Par Ilhem Larbi ZARROUK
Les tableaux de Najib Bougacha, exposés à la Maison de la culture Ibn Khaldoun pendant l’hiver 2022, sont l’aboutissement d’un long processus caractérisé par une gestuelle libre.
Quelques œuvres font référence au monde réel, comme des silhouettes humaines ou des formes architecturales, mais dans d’autres, l’artiste s’affranchit totalement du réel et de la forme en général pour affirmer sa volonté de pousser les limites de son expérimentation picturale en travaillant le geste et la matière colorée.
Libéré de la forme et de toutes les questions qui s’y rattachent traditionnellement, Najib Bougacha s’immerge dans l’informel en repoussant les limites du cadre du tableau et semble vouloir nous prouver la célèbre phrase de Paul Klee : «L’art ne rend pas le visible! Il rend visible».
Ce que Najib Bougacha rend visible au spectateur, c’est son sentiment perceptible de vivre intensément son travail et de s’y impliquer sincèrement sans chercher à flatter le regard.
Un regard superficiel sur le travail de l’artiste ne verrait que des traces, des touches, des éléments picturaux variés dans un chaos coloré. Mais si le regard s’attarde sur la surface du tableau et cherche à la pénétrer, il distinguera des strates d’une riche grammaire plastique aussi fugitive dans sa visibilité que sensible dans son expressivité.
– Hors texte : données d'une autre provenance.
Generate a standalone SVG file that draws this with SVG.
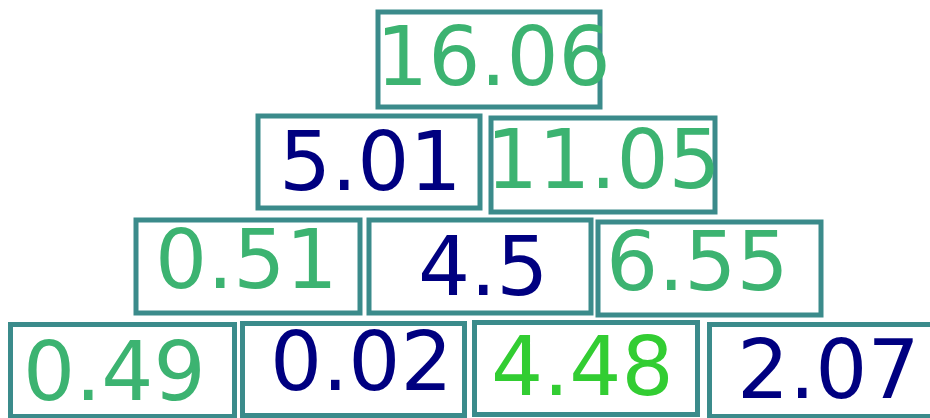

Chacune de ces strates cache en partie la précédente jusqu’à former par la répétition un réseau inextricable de signes donnant une superposition de plans créant ainsi une certaine profondeur à l’ensemble.
L’œuvre picturale chez Najib Bougacha n’est pas un ensemble de couleurs présentées à un regard passif, mais elle se révèle au regard attentif, un regard actif qui participe à sa création. Le tableau surgit au regard à chaque fois différemment selon la distance que le spectateur adopte pour l’appréhender et selon son angle de vue aussi.
Ce surgissement advient par la nature du travail de l’artiste, qui se base sur la liberté du geste et la répétition atteignant la transe. Dans la répétition du geste libre, l’artiste voile et dévoile continuellement le long du processus, des éléments du tableau.
Le regard est ainsi entraîné dans un mouvement explorateur continu qui donne un goût d’inachevé, donc de mystère à toute tentative de lecture. Pour atteindre l’espace de l’œuvre de Najib Bougacha, le regard doit circuler non pas à la surface, mais dans son épaisseur picturale tout en insistant pour la traverser et la dépasser vers le sens.
Dans sa matérialité, le tableau n’est plus surface, mais espace. Un espace qu’on ne peut appréhender au premier regard car le tableau se situe au-delà de sa surface.
En pratiquant le «All-Over» sans aucun souci de composition, l’artiste libère le regard du spectateur pour l’inviter à errer au gré des couleurs, de leurs valeurs, de leur densité, de leurs contrastes et de leur degré de pureté. Najib Bougacha joue de la couleur dans toutes ses dimensions comme un virtuose jouerait de son instrument de musique.
Dans certains tableaux, l’accent est mis sur le contraste clair-obscur, dans d’autres, le contraste chaud-froid règne et dans d’autres encore, c’est le degré de saturation des tons chauds qui rythme le champ pictural.
En regardant les tableaux de Najib Bougacha, je me suis surprise à me poser la question si l’artiste, en se détournant des apparences, ne chercherait pas à manifester l’inapparent. Mais le plus saisissant dans ses œuvres, c’est ce sentiment que l’artiste ne dissocie pas l’être et le faire dans son expérience picturale.
Pour Najib Bougacha, le «faire» pictural réalise sa raison intérieure d’être et devient l’expression extérieure de son «être». Vivre et peindre s’entremêlent, la vie et l’art ne sont pas dissociables pour cet artiste : ce qui le rend tellement convaincant dans son art.
* Docteur en Sciences et Technique des arts. Plasticienne et ancienne enseignante à l’ISBAT et L’ISAMK.